[START STORED DATA]
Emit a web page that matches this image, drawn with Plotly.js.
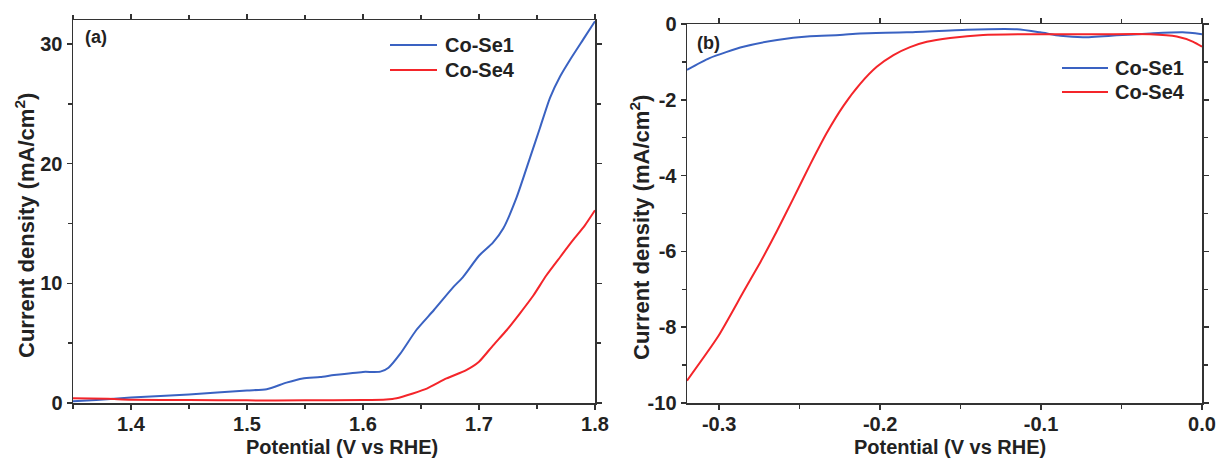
<!DOCTYPE html>
<html>
<head>
<meta charset="utf-8">
<script src="https://cdn.plot.ly/plotly-3.0.1.min.js"></script>
<style>html,body{margin:0;padding:0;background:#fff;}</style>
</head>
<body>
<div id="chart" style="width:1224px;height:459px;"></div>
<script>
// Panel (a): OER polarization
const aSe1V = [1.35,1.37,1.40,1.45,1.50,1.517,1.534,1.548,1.563,1.575,1.60,1.615,1.622,1.632,1.646,1.661,1.678,1.686,1.70,1.712,1.721,1.7325,1.744,1.7526,1.7612,1.770,1.778,1.790,1.80];
const aSe1J = [0.15,0.25,0.45,0.72,1.05,1.15,1.7,2.05,2.17,2.33,2.6,2.62,2.95,4.1,6.1,7.75,9.7,10.5,12.3,13.4,14.6,17.2,20.5,23.0,25.5,27.3,28.6,30.4,31.9];
const aSe4V = [1.35,1.38,1.40,1.45,1.50,1.55,1.60,1.62,1.629,1.643,1.655,1.672,1.689,1.70,1.712,1.724,1.735,1.747,1.758,1.770,1.781,1.791,1.80];
const aSe4J = [0.4,0.35,0.28,0.25,0.22,0.22,0.25,0.3,0.4,0.8,1.2,2.05,2.75,3.45,4.8,6.1,7.45,9.0,10.65,12.2,13.6,14.8,16.1];
// Panel (b): HER polarization
const bSe1V = [-0.32,-0.306,-0.285,-0.264,-0.2435,-0.225,-0.2125,-0.1834,-0.146,-0.115,-0.1006,-0.088,-0.074,-0.053,-0.032,-0.012,0];
const bSe1J = [-1.21,-0.90,-0.60,-0.42,-0.32,-0.29,-0.25,-0.22,-0.15,-0.14,-0.22,-0.31,-0.35,-0.30,-0.25,-0.22,-0.27];
const bSe4V = [-0.32,-0.3006,-0.2851,-0.2745,-0.2642,-0.2539,-0.2435,-0.2331,-0.2228,-0.2124,-0.2021,-0.1917,-0.1814,-0.171,-0.1565,-0.136,-0.1048,-0.0634,-0.0323,-0.0157,-0.0054,0];
const bSe4J = [-9.41,-8.24,-7.08,-6.29,-5.47,-4.60,-3.71,-2.87,-2.16,-1.58,-1.13,-0.82,-0.61,-0.47,-0.37,-0.29,-0.27,-0.27,-0.27,-0.33,-0.47,-0.60];
// Tick labels
const aXTicks = [1.4,1.5,1.6,1.7,1.8];
const aXText = ["1.4","1.5","1.6","1.7","1.8"];
const aYTicks = [0,10,20,30];
const aYText = ["0","10","20","30"];
const bXTicks = [-0.3,-0.2,-0.1,0.0];
const bXText = ["-0.3","-0.2","-0.1","0.0"];
const bYTicks = [-10,-8,-6,-4,-2,0];
const bYText = ["-10","-8","-6","-4","-2","0"];
const seriesNames = ["Co-Se1","Co-Se4"];
const xTitle = "Potential (V vs RHE)";
const yTitle = "Current density (mA/cm<sup>2</sup>)";

const BLUE = "#3a62c2", RED = "#f4252a";
const COLORS = [BLUE, RED];
const FONT = "Liberation Sans, Arial, sans-serif";
const W = 1224, H = 459;
const px = v => v / W, py = v => 1 - v / H;

const traces = [
  {x: aSe1V, y: aSe1J, name: seriesNames[0], mode: "lines", line: {color: BLUE, width: 2, shape: "spline", smoothing: 0.6}, xaxis: "x", yaxis: "y"},
  {x: aSe4V, y: aSe4J, name: seriesNames[1], mode: "lines", line: {color: RED, width: 2, shape: "spline", smoothing: 0.6}, xaxis: "x", yaxis: "y"},
  {x: bSe1V, y: bSe1J, name: seriesNames[0], mode: "lines", line: {color: BLUE, width: 2, shape: "spline", smoothing: 0.6}, xaxis: "x2", yaxis: "y2"},
  {x: bSe4V, y: bSe4J, name: seriesNames[1], mode: "lines", line: {color: RED, width: 2, shape: "spline", smoothing: 0.6}, xaxis: "x2", yaxis: "y2"}
];

function ax(extra) {
  return Object.assign({
    showline: true, linecolor: "#333", linewidth: 1.5, mirror: "ticks",
    ticks: "outside", ticklen: 5, tickwidth: 1.5, tickcolor: "#333",
    showgrid: false, zeroline: false, automargin: false,
    tickfont: {family: FONT, size: 20, color: "#222", weight: "bold"}
  }, extra);
}
const minorT = {ticks: "outside", ticklen: 4, tickwidth: 1.5, tickcolor: "#333"};

// Legend drawn as shapes + annotations (panel a and panel b)
const legends = [
  {lineX0: 390, lineX1: 437, textX: 443, rows: [45, 70]},
  {lineX0: 1062, lineX1: 1108, textX: 1113, rows: [68, 92]}
];
const shapes = [];
const annotations = [];
legends.forEach(lg => {
  seriesNames.forEach((nm, i) => {
    shapes.push({type: "line", xref: "paper", yref: "paper",
      x0: px(lg.lineX0), x1: px(lg.lineX1), y0: py(lg.rows[i]), y1: py(lg.rows[i]),
      line: {color: COLORS[i], width: 2}});
    annotations.push({text: nm, xref: "paper", yref: "paper", x: px(lg.textX), y: py(lg.rows[i]),
      xanchor: "left", yanchor: "middle", showarrow: false,
      font: {family: FONT, size: 20, color: "#222", weight: "bold"}});
  });
});
// Panel labels
annotations.push({text: "(a)", xref: "paper", yref: "paper", x: px(83), y: py(37), xanchor: "left", yanchor: "middle", showarrow: false,
  font: {family: FONT, size: 18, color: "#222", weight: "bold"}});
annotations.push({text: "(b)", xref: "paper", yref: "paper", x: px(695), y: py(43), xanchor: "left", yanchor: "middle", showarrow: false,
  font: {family: FONT, size: 18, color: "#222", weight: "bold"}});
// Axis titles
[342, 950].forEach(cx => annotations.push({text: xTitle, xref: "paper", yref: "paper", x: px(cx), y: py(447),
  xanchor: "center", yanchor: "middle", showarrow: false, font: {family: FONT, size: 20, color: "#222", weight: "bold"}}));
[[25, 226], [640, 228]].forEach(([cx, cy]) => annotations.push({text: yTitle, xref: "paper", yref: "paper", x: px(cx), y: py(cy),
  xanchor: "center", yanchor: "middle", textangle: -90, showarrow: false, font: {family: FONT, size: 22, color: "#222", weight: "bold"}}));

const layout = {
  width: W, height: H,
  margin: {l: 0, r: 0, t: 0, b: 0},
  paper_bgcolor: "#fff", plot_bgcolor: "#fff",
  showlegend: false,
  xaxis: ax({domain: [px(73), px(595)], range: [1.35, 1.8], anchor: "y",
    tickmode: "array", tickvals: aXTicks, ticktext: aXText, ticklabelstandoff: -3,
    minor: Object.assign({dtick: 0.05, tick0: 1.35}, minorT)}),
  yaxis: ax({domain: [py(403), py(20)], range: [0, 32], anchor: "x",
    tickmode: "array", tickvals: aYTicks, ticktext: aYText,
    minor: Object.assign({dtick: 5, tick0: 0}, minorT)}),
  xaxis2: ax({domain: [px(687), px(1202)], range: [-0.32, 0], anchor: "y2",
    tickmode: "array", tickvals: bXTicks, ticktext: bXText, ticklabelstandoff: -3,
    minor: Object.assign({dtick: 0.05, tick0: 0}, minorT)}),
  yaxis2: ax({domain: [py(403), py(24)], range: [-10, 0], anchor: "x2",
    tickmode: "array", tickvals: bYTicks, ticktext: bYText,
    minor: Object.assign({dtick: 1, tick0: 0}, minorT)}),
  shapes: shapes,
  annotations: annotations
};

Plotly.newPlot("chart", traces, layout, {displayModeBar: false, staticPlot: true});
</script>
</body>
</html>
[END STORED DATA]
Without the pictures, transcribe the listing above exactly.

EXERCISE OUTPUT =
Emit a web page that matches this image, drawn with Plotly.js.
<!DOCTYPE html>
<html>
<head>
<meta charset="utf-8">
<script src="https://cdn.plot.ly/plotly-3.0.1.min.js"></script>
<style>html,body{margin:0;padding:0;background:#fff;}</style>
</head>
<body>
<div id="chart" style="width:1224px;height:459px;"></div>
<script>
// Panel (a): OER polarization
const aSe1V = [1.35,1.37,1.40,1.45,1.50,1.517,1.534,1.548,1.563,1.575,1.60,1.615,1.622,1.632,1.646,1.661,1.678,1.686,1.70,1.712,1.721,1.7325,1.744,1.7526,1.7612,1.770,1.778,1.790,1.80];
const aSe1J = [0.15,0.25,0.45,0.72,1.05,1.15,1.7,2.05,2.17,2.33,2.6,2.62,2.95,4.1,6.1,7.75,9.7,10.5,12.3,13.4,14.6,17.2,20.5,23.0,25.5,27.3,28.6,30.4,31.9];
const aSe4V = [1.35,1.38,1.40,1.45,1.50,1.55,1.60,1.62,1.629,1.643,1.655,1.672,1.689,1.70,1.712,1.724,1.735,1.747,1.758,1.770,1.781,1.791,1.80];
const aSe4J = [0.4,0.35,0.28,0.25,0.22,0.22,0.25,0.3,0.4,0.8,1.2,2.05,2.75,3.45,4.8,6.1,7.45,9.0,10.65,12.2,13.6,14.8,16.1];
// Panel (b): HER polarization
const bSe1V = [-0.32,-0.306,-0.285,-0.264,-0.2435,-0.225,-0.2125,-0.1834,-0.146,-0.115,-0.1006,-0.088,-0.074,-0.053,-0.032,-0.012,0];
const bSe1J = [-1.21,-0.90,-0.60,-0.42,-0.32,-0.29,-0.25,-0.22,-0.15,-0.14,-0.22,-0.31,-0.35,-0.30,-0.25,-0.22,-0.27];
const bSe4V = [-0.32,-0.3006,-0.2851,-0.2745,-0.2642,-0.2539,-0.2435,-0.2331,-0.2228,-0.2124,-0.2021,-0.1917,-0.1814,-0.171,-0.1565,-0.136,-0.1048,-0.0634,-0.0323,-0.0157,-0.0054,0];
const bSe4J = [-9.41,-8.24,-7.08,-6.29,-5.47,-4.60,-3.71,-2.87,-2.16,-1.58,-1.13,-0.82,-0.61,-0.47,-0.37,-0.29,-0.27,-0.27,-0.27,-0.33,-0.47,-0.60];
// Tick labels
const aXTicks = [1.4,1.5,1.6,1.7,1.8];
const aXText = ["1.4","1.5","1.6","1.7","1.8"];
const aYTicks = [0,10,20,30];
const aYText = ["0","10","20","30"];
const bXTicks = [-0.3,-0.2,-0.1,0.0];
const bXText = ["-0.3","-0.2","-0.1","0.0"];
const bYTicks = [-10,-8,-6,-4,-2,0];
const bYText = ["-10","-8","-6","-4","-2","0"];
const seriesNames = ["Co-Se1","Co-Se4"];
const xTitle = "Potential (V vs RHE)";
const yTitle = "Current density (mA/cm<sup>2</sup>)";

const BLUE = "#3a62c2", RED = "#f4252a";
const COLORS = [BLUE, RED];
const FONT = "Liberation Sans, Arial, sans-serif";
const W = 1224, H = 459;
const px = v => v / W, py = v => 1 - v / H;

const traces = [
  {x: aSe1V, y: aSe1J, name: seriesNames[0], mode: "lines", line: {color: BLUE, width: 2, shape: "spline", smoothing: 0.6}, xaxis: "x", yaxis: "y"},
  {x: aSe4V, y: aSe4J, name: seriesNames[1], mode: "lines", line: {color: RED, width: 2, shape: "spline", smoothing: 0.6}, xaxis: "x", yaxis: "y"},
  {x: bSe1V, y: bSe1J, name: seriesNames[0], mode: "lines", line: {color: BLUE, width: 2, shape: "spline", smoothing: 0.6}, xaxis: "x2", yaxis: "y2"},
  {x: bSe4V, y: bSe4J, name: seriesNames[1], mode: "lines", line: {color: RED, width: 2, shape: "spline", smoothing: 0.6}, xaxis: "x2", yaxis: "y2"}
];

function ax(extra) {
  return Object.assign({
    showline: true, linecolor: "#333", linewidth: 1.5, mirror: "ticks",
    ticks: "outside", ticklen: 5, tickwidth: 1.5, tickcolor: "#333",
    showgrid: false, zeroline: false, automargin: false,
    tickfont: {family: FONT, size: 20, color: "#222", weight: "bold"}
  }, extra);
}
const minorT = {ticks: "outside", ticklen: 4, tickwidth: 1.5, tickcolor: "#333"};

// Legend drawn as shapes + annotations (panel a and panel b)
const legends = [
  {lineX0: 390, lineX1: 437, textX: 443, rows: [45, 70]},
  {lineX0: 1062, lineX1: 1108, textX: 1113, rows: [68, 92]}
];
const shapes = [];
const annotations = [];
legends.forEach(lg => {
  seriesNames.forEach((nm, i) => {
    shapes.push({type: "line", xref: "paper", yref: "paper",
      x0: px(lg.lineX0), x1: px(lg.lineX1), y0: py(lg.rows[i]), y1: py(lg.rows[i]),
      line: {color: COLORS[i], width: 2}});
    annotations.push({text: nm, xref: "paper", yref: "paper", x: px(lg.textX), y: py(lg.rows[i]),
      xanchor: "left", yanchor: "middle", showarrow: false,
      font: {family: FONT, size: 20, color: "#222", weight: "bold"}});
  });
});
// Panel labels
annotations.push({text: "(a)", xref: "paper", yref: "paper", x: px(83), y: py(37), xanchor: "left", yanchor: "middle", showarrow: false,
  font: {family: FONT, size: 18, color: "#222", weight: "bold"}});
annotations.push({text: "(b)", xref: "paper", yref: "paper", x: px(695), y: py(43), xanchor: "left", yanchor: "middle", showarrow: false,
  font: {family: FONT, size: 18, color: "#222", weight: "bold"}});
// Axis titles
[342, 950].forEach(cx => annotations.push({text: xTitle, xref: "paper", yref: "paper", x: px(cx), y: py(447),
  xanchor: "center", yanchor: "middle", showarrow: false, font: {family: FONT, size: 20, color: "#222", weight: "bold"}}));
[[25, 226], [640, 228]].forEach(([cx, cy]) => annotations.push({text: yTitle, xref: "paper", yref: "paper", x: px(cx), y: py(cy),
  xanchor: "center", yanchor: "middle", textangle: -90, showarrow: false, font: {family: FONT, size: 22, color: "#222", weight: "bold"}}));

const layout = {
  width: W, height: H,
  margin: {l: 0, r: 0, t: 0, b: 0},
  paper_bgcolor: "#fff", plot_bgcolor: "#fff",
  showlegend: false,
  xaxis: ax({domain: [px(73), px(595)], range: [1.35, 1.8], anchor: "y",
    tickmode: "array", tickvals: aXTicks, ticktext: aXText, ticklabelstandoff: -3,
    minor: Object.assign({dtick: 0.05, tick0: 1.35}, minorT)}),
  yaxis: ax({domain: [py(403), py(20)], range: [0, 32], anchor: "x",
    tickmode: "array", tickvals: aYTicks, ticktext: aYText,
    minor: Object.assign({dtick: 5, tick0: 0}, minorT)}),
  xaxis2: ax({domain: [px(687), px(1202)], range: [-0.32, 0], anchor: "y2",
    tickmode: "array", tickvals: bXTicks, ticktext: bXText, ticklabelstandoff: -3,
    minor: Object.assign({dtick: 0.05, tick0: 0}, minorT)}),
  yaxis2: ax({domain: [py(403), py(24)], range: [-10, 0], anchor: "x2",
    tickmode: "array", tickvals: bYTicks, ticktext: bYText,
    minor: Object.assign({dtick: 1, tick0: 0}, minorT)}),
  shapes: shapes,
  annotations: annotations
};

Plotly.newPlot("chart", traces, layout, {displayModeBar: false, staticPlot: true});
</script>
</body>
</html>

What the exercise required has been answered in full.